* [Problem details]: Transcribe every line from the top down to the line with "import numpy as np", both ends included, but not the pictures.

* [Supplied material]:
— begin —
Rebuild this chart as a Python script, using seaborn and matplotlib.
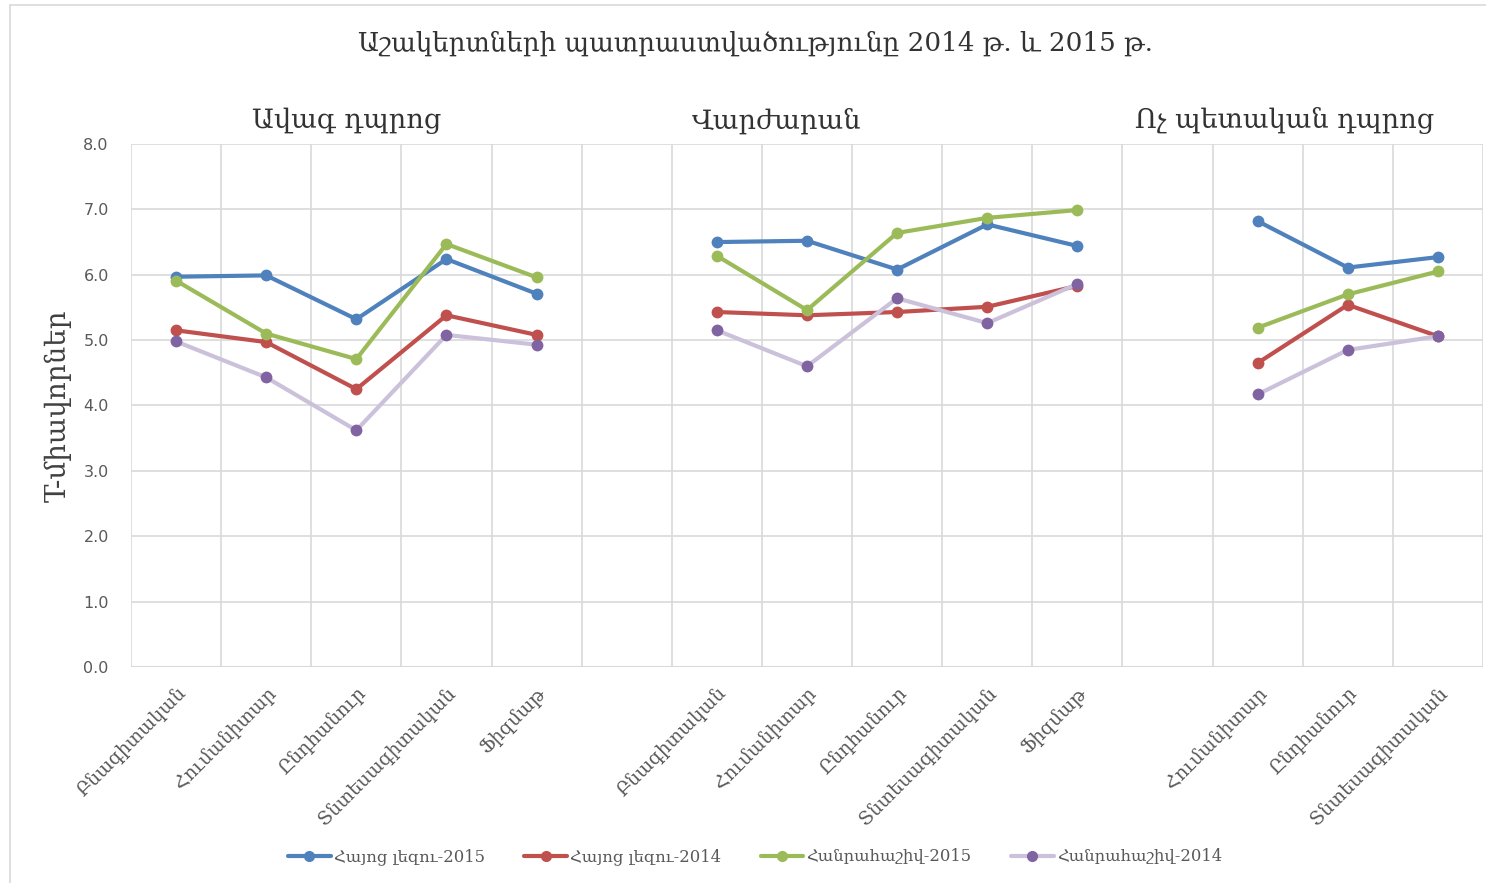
import matplotlib
matplotlib.use("Agg")
import matplotlib.pyplot as plt
from matplotlib.lines import Line2D
from matplotlib.colors import to_hex
import seaborn as sns
import pandas as pd
import numpy as np

# ---------------- data ----------------
title = "Աշակերտների պատրաստվածությունը 2014 թ. և 2015 թ."
ylabel = "T-միավորներ"
group_names = ["Ավագ դպրոց", "Վարժարան", "Ոչ պետական դպրոց"]
group1_cats = ["Բնագիտական", "Հումանիտար", "Ընդհանուր", "Տնտեսագիտական", "Ֆիզմաթ"]
group2_cats = ["Բնագիտական", "Հումանիտար", "Ընդհանուր", "Տնտեսագիտական", "Ֆիզմաթ"]
group3_cats = ["Հումանիտար", "Ընդհանուր", "Տնտեսագիտական"]
series_names = ["Հայոց լեզու-2015", "Հայոց լեզու-2014", "Հանրահաշիվ-2015", "Հանրահաշիվ-2014"]

arm_2015_g1 = [5.97, 5.99, 5.32, 6.24, 5.71]
arm_2014_g1 = [5.15, 4.97, 4.25, 5.38, 5.08]
alg_2015_g1 = [5.91, 5.10, 4.71, 6.47, 5.96]
alg_2014_g1 = [4.98, 4.43, 3.62, 5.08, 4.93]

arm_2015_g2 = [6.50, 6.52, 6.08, 6.77, 6.44]
arm_2014_g2 = [5.43, 5.38, 5.43, 5.51, 5.83]
alg_2015_g2 = [6.29, 5.46, 6.64, 6.87, 6.99]
alg_2014_g2 = [5.15, 4.60, 5.64, 5.26, 5.86]

arm_2015_g3 = [6.82, 6.11, 6.27]
arm_2014_g3 = [4.65, 5.54, 5.06]
alg_2015_g3 = [5.19, 5.70, 6.05]
alg_2014_g3 = [4.17, 4.85, 5.06]

line_colors = ["#4F81BD", "#C0504D", "#9BBB59", "#CCC1DA"]
marker_colors = ["#4F81BD", "#C0504D", "#9BBB59", "#8064A2"]

# ---------------- build table ----------------
groups = [
    (group1_cats, [arm_2015_g1, arm_2014_g1, alg_2015_g1, alg_2014_g1]),
    (group2_cats, [arm_2015_g2, arm_2014_g2, alg_2015_g2, alg_2014_g2]),
    (group3_cats, [arm_2015_g3, arm_2014_g3, alg_2015_g3, alg_2014_g3]),
]
rows = []
tick_pos, tick_lab = [], []
pos = 0
for gi, (cats, vals) in enumerate(groups):
    for ci, c in enumerate(cats):
        tick_pos.append(pos + ci)
        tick_lab.append(c)
        for si, s in enumerate(series_names):
            rows.append(dict(pos=pos + ci, value=vals[si][ci], series=s, group=gi))
    pos += len(cats) + 1
n_slots = pos - 1
df = pd.DataFrame(rows)

# ---------------- plot ----------------
sns.set_theme(style="white")
plt.rcParams["font.family"] = ["DejaVu Sans"]
W, H = 1486, 883
fig = plt.figure(figsize=(W / 100, H / 100), dpi=100)
ax = fig.add_axes([131 / W, 1 - 667 / H, (1483 - 131) / W, (667 - 144) / H])

sns.lineplot(data=df, x="pos", y="value", hue="series", units="group",
             estimator=None, palette=dict(zip(series_names, line_colors)),
             hue_order=series_names, marker="o", markersize=8.5, linewidth=3.0,
             markeredgewidth=0, legend=False, ax=ax, sort=False)

cmap = dict(zip(line_colors, marker_colors))
for ln in ax.lines:
    c = to_hex(ln.get_color()).upper()
    if c in cmap:
        ln.set_markerfacecolor(cmap[c])
        ln.set_markeredgecolor(cmap[c])

ax.set_xlim(-0.5, n_slots - 0.5)
ax.set_ylim(0, 8)
ax.set_yticks(np.arange(0, 8.01, 1.0))
ax.set_yticklabels([f"{v:.1f}" for v in np.arange(0, 8.01, 1.0)],
                   color="#595959", fontsize=11.5)
ax.set_xticks(tick_pos)
ax.set_xticklabels(tick_lab, rotation=45, ha="right", rotation_mode="anchor",
                   color="#595959", fontsize=13.5, family=["DejaVu Serif"])
ax.tick_params(axis="x", length=0, pad=12)
ax.tick_params(axis="y", length=0, pad=16)
ax.set_xlabel("")
ax.set_ylabel(ylabel, fontsize=20, family=["DejaVu Serif"], color="#404040", labelpad=8)

for v in np.arange(1, 8.01, 1.0):
    ax.axhline(v, color="#D9D9D9", lw=1.2, zorder=0)
for x in np.arange(-0.5, n_slots, 1.0):
    ax.axvline(x, color="#D9D9D9", lw=1.2, zorder=0)
for s in ax.spines.values():
    s.set_visible(False)
ax.axhline(0, color="#D9D9D9", lw=1.5, zorder=0)

# titles
fig.text(755 / W, 1 - 43 / H, title, ha="center", va="center", fontsize=18.8,
         family=["DejaVu Serif"], color="#333333")
for name, cx in zip(group_names, [347, 776, 1285]):
    fig.text(cx / W, 1 - 121 / H, name, ha="center", va="center", fontsize=19.5,
             family=["DejaVu Serif"], color="#333333")

# legend
handles = [Line2D([0], [0], color=lc, lw=3, marker="o", markersize=7,
                  markerfacecolor=mc, markeredgecolor=mc)
           for lc, mc in zip(line_colors, marker_colors)]
leg = fig.legend(handles, series_names, loc="center", bbox_to_anchor=(755 / W, 1 - 857 / H),
                 ncol=4, frameon=False, handlelength=2.6, columnspacing=2.4,
                 handletextpad=0.2, prop={"family": ["DejaVu Serif"], "size": 11.8})
for t in leg.get_texts():
    t.set_color("#595959")

# chart-area border
fig.add_artist(Line2D([10 / W, 10 / W], [0, 1 - 5 / H], transform=fig.transFigure,
                      color="#D9D9D9", lw=1.2))
fig.add_artist(Line2D([10 / W, 1], [1 - 5 / H, 1 - 5 / H], transform=fig.transFigure,
                      color="#D9D9D9", lw=1.2))

fig.savefig("out.png", dpi=100, facecolor="white")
— end —
* [Solution to this problem]:
Rebuild this chart as a Python script, using seaborn and matplotlib.
import matplotlib
matplotlib.use("Agg")
import matplotlib.pyplot as plt
from matplotlib.lines import Line2D
from matplotlib.colors import to_hex
import seaborn as sns
import pandas as pd
import numpy as np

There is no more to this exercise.